It's like we had the means for production and more or less collectively decided "You know what? Actually, the bourgeoisie can have it, sure."
I feel the existential problem for a world that follows the religion of science and technology to its extreme, is that most people in STEM have no foundation in humanities, so ethical and philosophical concerns never pass through their mind.
We have signed a pact with the devil to help us through boring tasks, and no one thought to ask what we would give in exchange.
I still love the work, but to say I’m disillusioned by the industry is an understatement.
But I would sooner compare this engineer class to something of a small bourgeoisie swallowed by a yet larger one, especially in the United States.

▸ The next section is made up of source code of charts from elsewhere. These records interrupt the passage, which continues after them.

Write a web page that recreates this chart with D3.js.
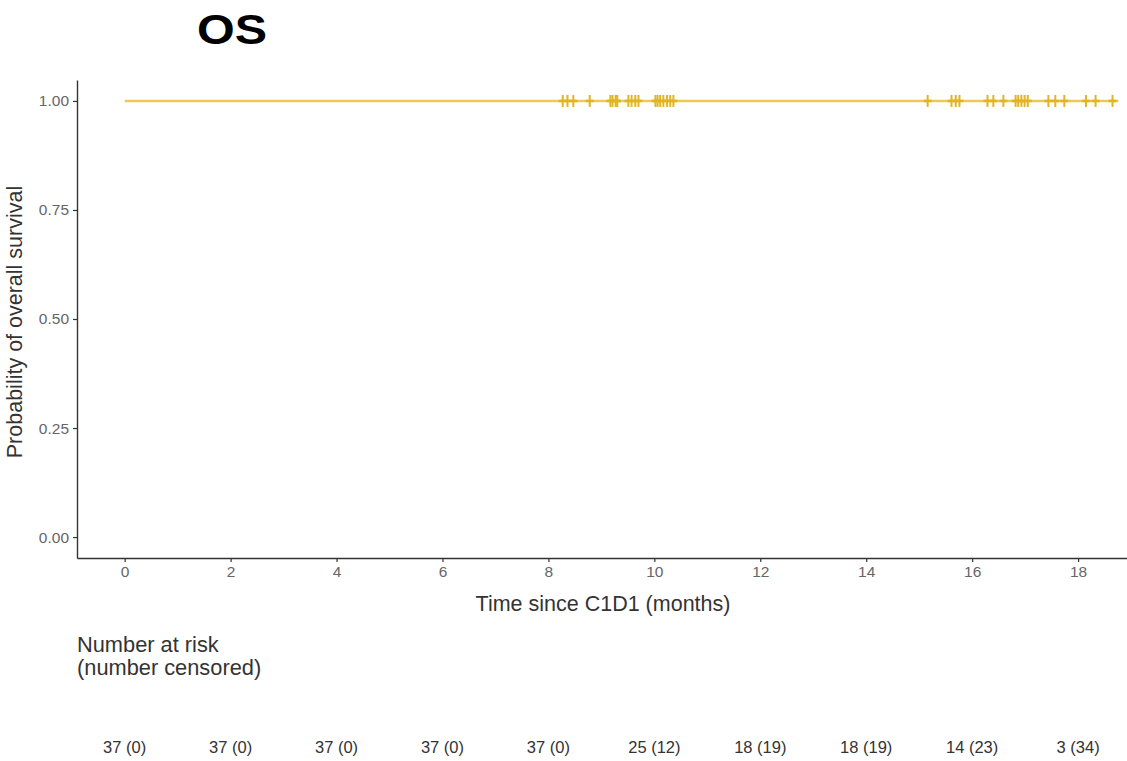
<!DOCTYPE html>
<html><head><meta charset="utf-8">
<script src="https://cdn.jsdelivr.net/npm/d3@7"></script>
<style>
body{margin:0;background:#fff;}
text{font-family:"Liberation Sans",Arial,sans-serif;}
</style></head>
<body><svg id="c" width="1127" height="761"></svg>
<script>
const title = "OS";
const survTimes = [0, 18.76];
const survProb = [1.0, 1.0];
const censorTimes = [8.27, 8.36, 8.47, 8.78, 9.17, 9.21, 9.27, 9.30, 9.51, 9.57, 9.64, 9.70,
  10.02, 10.06, 10.11, 10.17, 10.24, 10.30, 10.36,
  15.16, 15.61, 15.69, 15.76,
  16.29, 16.40, 16.59, 16.82, 16.87, 16.93, 16.99, 17.05, 17.44, 17.57, 17.74,
  18.15, 18.33, 18.65];
const xTicks = [0, 2, 4, 6, 8, 10, 12, 14, 16, 18];
const yTicks = [0, 0.25, 0.5, 0.75, 1.0];
const atRisk = [37, 37, 37, 37, 37, 25, 18, 18, 14, 3];
const censored = [0, 0, 0, 0, 0, 12, 19, 19, 23, 34];

const svg = d3.select("#c");
const x = d3.scaleLinear().domain([-0.9, 18.98]).range([77, 1130]);
const y = d3.scaleLinear().domain([-0.048, 1.048]).range([558, 80]);

svg.append("text").attr("x", 197).attr("y", 44)
  .attr("font-size", 42).attr("font-weight", "bold").attr("fill", "#000")
  .attr("textLength", 70).attr("lengthAdjust", "spacingAndGlyphs").text(title);

// axes
const gx = svg.append("g").attr("transform", "translate(0,558)")
  .call(d3.axisBottom(x).tickValues(xTicks).tickSize(4).tickSizeOuter(0).tickPadding(4).tickFormat(d3.format("d")));
const gy = svg.append("g").attr("transform", "translate(77,0)")
  .call(d3.axisLeft(y).tickValues(yTicks).tickSize(4).tickSizeOuter(0).tickPadding(4).tickFormat(d3.format(".2f")));
[gx, gy].forEach(g => {
  g.select(".domain").attr("stroke", "#333").attr("stroke-width", 1.4);
  g.selectAll(".tick line").attr("stroke", "#333").attr("stroke-width", 1.2);
  g.selectAll(".tick text").attr("fill", "#666").attr("font-size", 15.5)
    .style("font-family", "Liberation Sans, Arial, sans-serif");
});

svg.append("text").attr("transform", "translate(22,322) rotate(-90)").attr("text-anchor", "middle")
  .attr("font-size", 21.5).attr("fill", "#333").text("Probability of overall survival");
svg.append("text").attr("x", 603).attr("y", 611).attr("text-anchor", "middle")
  .attr("font-size", 21.5).attr("fill", "#333").text("Time since C1D1 (months)");

// survival line
const line = d3.line().curve(d3.curveStepAfter).x((d, i) => x(survTimes[i])).y((d, i) => y(survProb[i]));
svg.append("path").datum(survTimes).attr("d", line).attr("fill", "none")
  .attr("stroke", "#EBCB55").attr("stroke-width", 2.5);

// censor marks
svg.append("g").selectAll("line").data(censorTimes).join("line")
  .attr("x1", d => x(d)).attr("x2", d => x(d))
  .attr("y1", y(1) - 6).attr("y2", y(1) + 6)
  .attr("stroke", "#E0B424").attr("stroke-width", 2);
svg.append("g").selectAll("line").data(censorTimes).join("line")
  .attr("x1", d => x(d) - 4).attr("x2", d => x(d) + 4)
  .attr("y1", y(1)).attr("y2", y(1))
  .attr("stroke", "#E0B424").attr("stroke-width", 2.5);

// risk table
svg.append("text").attr("x", 77).attr("y", 652).attr("font-size", 21.8).attr("fill", "#333").text("Number at risk");
svg.append("text").attr("x", 77).attr("y", 675).attr("font-size", 21.8).attr("fill", "#333").text("(number censored)");
svg.append("g").selectAll("text").data(xTicks).join("text")
  .attr("x", d => x(d)).attr("y", 753).attr("text-anchor", "middle")
  .attr("font-size", 16.5).attr("fill", "#333")
  .text((d, i) => `${atRisk[i]} (${censored[i]})`);
</script></body></html>
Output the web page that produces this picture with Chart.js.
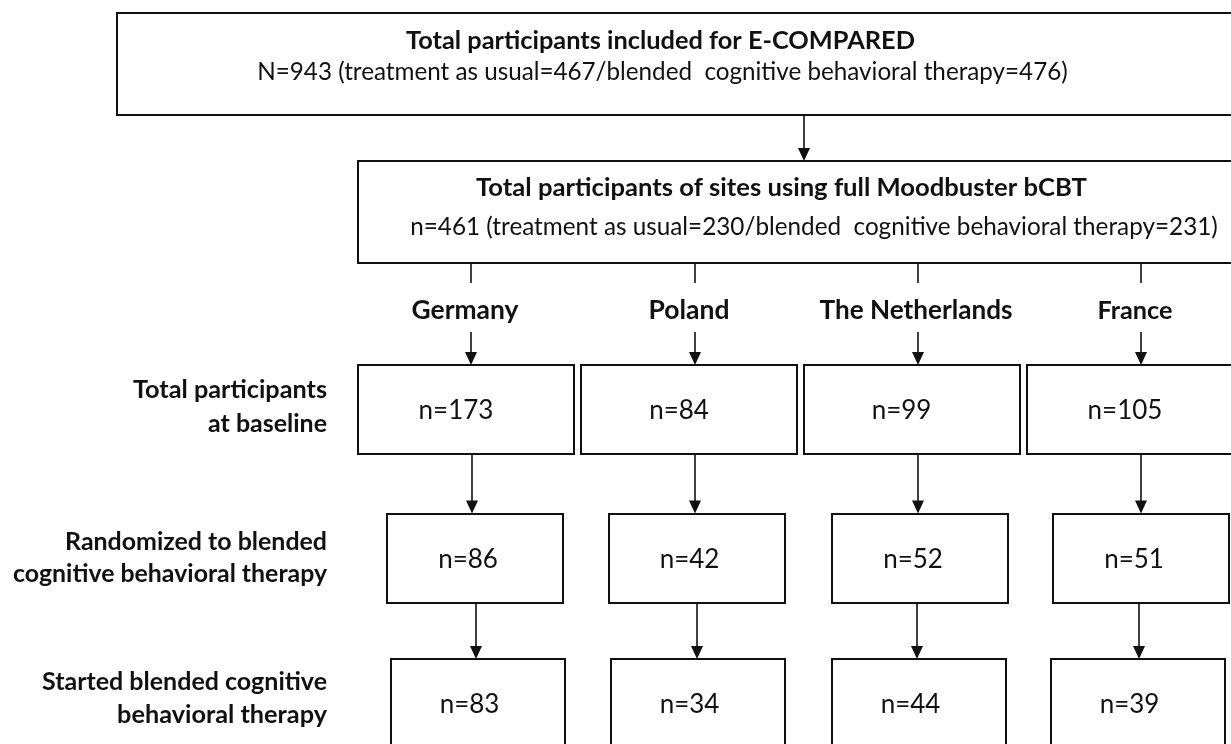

What percentage of software just ceases development when it's "good enough?" Probably a tiny percentage of all software, and which is mostly internal tooling.
It's going to push software development into the front of business development precisely because it will be cheaper to develop. The companies that will benefit from AI at least early on will all be software-driven companies since the results are undeniable. If software developers lose out when all of their companies become more efficient and new companies are built because it becomes easier to build software with small teams, I will be very surprised.
Also, I find this view very selfish. Yes, let's gatekeep a ground-breaking technology because it will hurt my specific profession. That's literally what technological progress is- it always (at least temporarily) disadvantages a particular sector of workers that specialized in that skill for the benefit of society. It's just funny because usually it's the blue collar workers who have to worry about this and the white collar workers who sanctimoniously tell them to suck it up or learn to code.
Also, I can't help but chuckle slightly at the irony here. The entire purpose of software engineering and computers is automation, and the lost jobs in other sectors due to SWEs is massive. To spend one's entire life in pursuit of this and be morally opposed to the "ultimate" automation (automating this process of automation itself) is a bit rich.
Now they can have the fruits of their labor. Nothing. But why would they even want that? It’s not about getting something out of it. Or maintaining a living. It’s about building things.